By Heidi Huiskamp, Founder and CEO of Huiskamp Collins Investments, LLC
There’s a lot to like about Roth IRAs. Contributions to them are after-tax and the growth over time will never be taxed when you take distributions out after reaching 59-1/2 years old. That’s a really valuable perk as your tax-deferred retirement plan at work or the Traditional IRA you’ve contributed to so you can take a tax deduction will be fully taxed, including growth, when you start taking distributions from it. In 2021 and 2022, investors’ adjusted gross income (AGI) must be under a certain threshold to invest in a Roth IRA and are limited to a $6,000 contribution if they are under 50 years of age and $7,000 if they are over that age limit. I have many senior clients who don’t need distributions from their tax-deferred retirement accounts when they are forced by the IRS to start taking distributions and paying taxes on them at age 72. Wouldn’t it be nice to never have lifetime Required Minimum Distributions (RMDs) and set yourself and your heirs up to receive tax-free distributions if you expect tax rates to be higher in the future? A Roth Conversion just might be your solution.

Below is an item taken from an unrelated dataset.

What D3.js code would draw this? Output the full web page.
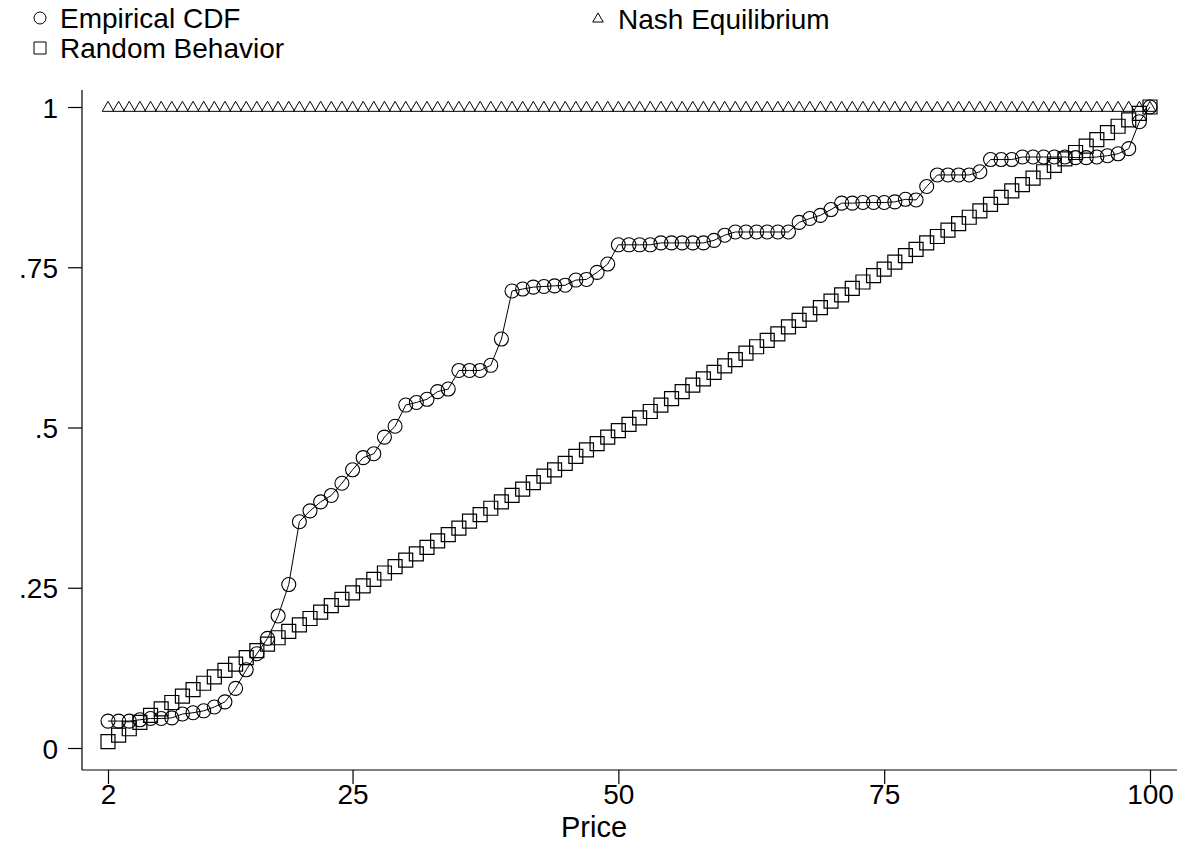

Roth conversions are a snap, but they take careful planning with both your financial advisor and your tax professional. There’s a lot to like about making tax-deferred money tax-free, but the downside is that you will be on the hook to pay taxes now rather than in the future. Best case scenario is if you have savings or cash flow to pay the taxes owed on the funds you convert. Taking extra money from your tax-deferred account to pay the taxes is not a good option. It sets back your retirement savings and you could risk a 10 percent penalty if you take the funds out of the tax-deferred account if you are younger than 59-1/2. If you have the spare cash, the best strategy is converting your tax-deferred account over a number of years to achieve the lowest possible tax-deferred balance after 72 or whatever age you might be forced to take RMDs by converting enough to achieve that result without boosting you into the next highest tax bracket.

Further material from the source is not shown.